Hey, you! Calling all High School Juniors and Seniors! It's that time of your life when you're preparing for change. You're excited to escape the prison that is High School but you're also nervous about what's to come in the future. You're stressed and overwhelmed about all of your college visits and interviews and applications and you're not sure how to manage it all - and on top of all of that your teachers can't seem to understand that you have a lot on your plate! So, I've put together a little guide on how to survive the college application process. Take it from someone who's been through it. If you keep these points in mind, have no fear, you will make it through! So, without further ado, here is my guide to the college process:
1. Compile a list of schools that you are interested in looking at.
Put together a list of 10-15 schools that you're really interested in taking a look at! Consider your areas of interest, your major (if you know it), and your preferences. Are you interested in a business program, journalism, or arts? Would you rather pursue a liberal arts education to get a little taste of everything before you make a decision? Do you want to go to a big school, a medium school, or a small school? And don't worry - I know that this sounds overwhelming. The best part of the beginning of the application process is that you don't need to know the answer to all of these questions - they're just some things to think about! If you're not sure, give your list some variety. Once you visit a couple of schools you'll have a better sense of what you like and what you don't like!
2. Bring a notebook on your visits.
This is something that I'm sure you've heard a hundred times, but trust me, this is important. It's hard to remember everything about a school - especially when you're doing a big "college road trip." After a while, they all seem to blend together. Definitely bring a notebook to your college visits. In each information session, write down things that stand out to you. After you tour, write down pros/cons and likes/dislikes about each school - whether its about academics or the environment. It's critical that you keep track of these types of things to help you narrow down your list to schools that you want to apply to.
3. "Reaches," "Probablys," and "Likelys"
So, you're narrowing down your list of schools to the ones that you want to apply to. I would recommend having a maximum of 8 on this list, including two "reaches," four "probablys," and two "likelys." A "reach" school is a school that you may be at the lower end of the average qualifications of students who are accepted. This means that students like you have gotten into the school before, but it may be more competitive to get into. A "probably" school, commonly referred to as a "target" school, is a school where you fall into the average set of qualifications that students who are accepted typically have. Based on your grades and test scores, you should get into the school, but you must keep in mind that applications are much more than just your grades and scores. And finally, a "likely" school is a school where you fall on the higher end of the qualification spectrum of accepted students. These are also referred to as "safety" schools, meaning that it's pretty likely that you will be accepted to these.

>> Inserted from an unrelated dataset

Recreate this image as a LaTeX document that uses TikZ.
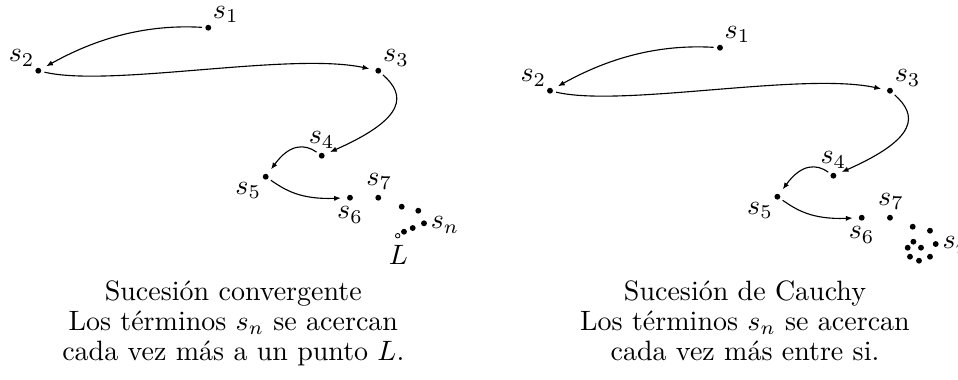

And of course, these categories don't mean that you will or will not be accepted to a school - college applications are "iffy." You can never really know - so don't feel limited to what I have suggested. If you want to throw in a few more reaches, go for it! I definitely recommend having at least two likely schools on your list though, especially because college admissions can be so questionable. Also bear in mind that ranking isn't everything - you do not need to go to the #1 school in the country to get a great education and you don't need to base your picks on rankings. Pick schools that you feel at home at, because ultimately, you will be happier at one of them.
4. The Application
Of course, college applications all differ. Some colleges aren't Common App schools, and some are but have supplemental questions, etc. The best advice that I can give you with the application essays and short answer questions are to take your time - but not too much time. Don't wait until the last minute to begin your applications because it will be simply impossible to get it all done. Space out your applications and do a little bit every day. These essays are the best way for colleges to get to know who you are apart from your academic achievements. Make sure that you put your best foot forward in these essays - talk about what makes you you. Here is your opportunity to really differentiate yourself, so take advantage of it! When you're done with these questions, have someone proof read them. It can be a parent, a teacher, a counselor, a friend - just make sure you get a second pair of eyes to look at them because this is the most important part.
5. The "Optional" Interview
Ah, the "optional-but-not-really" interview! Let me give you a little piece of advice - if a college offers a personal interview as a part of their application process and you are able to do one, do it. This will really show your interest in a school as well as give the admissions counselors an even better opportunity to get to know you. And don't be too nervous - they just want to have a conversation with you! Keep calm, answer their questions, and don't be afraid to take a pause and think about what you want to say! They understand if you're a little nervous - most prospective students are! Also, bonus points if you bring your interviewer a copy of your resume.
6. Acceptance and Rejection
Finally, the most exciting and upsetting parts of the college process - acceptance and rejection. Getting into a school is the best feeling ever, but be sure to be sensitive to other students who may have applied to the same places and not gotten in. It's only natural to be excited about your acceptance, but don't throw it in other people's faces, because rejection can hurt. Odds are that you will experience rejection too. Just remember that it's not the end of the world - you will recover. If a school doesn't offer you admission, do not panic - it's just not the right place for you. It's all a part of the process, and just trust that you will end up where you belong.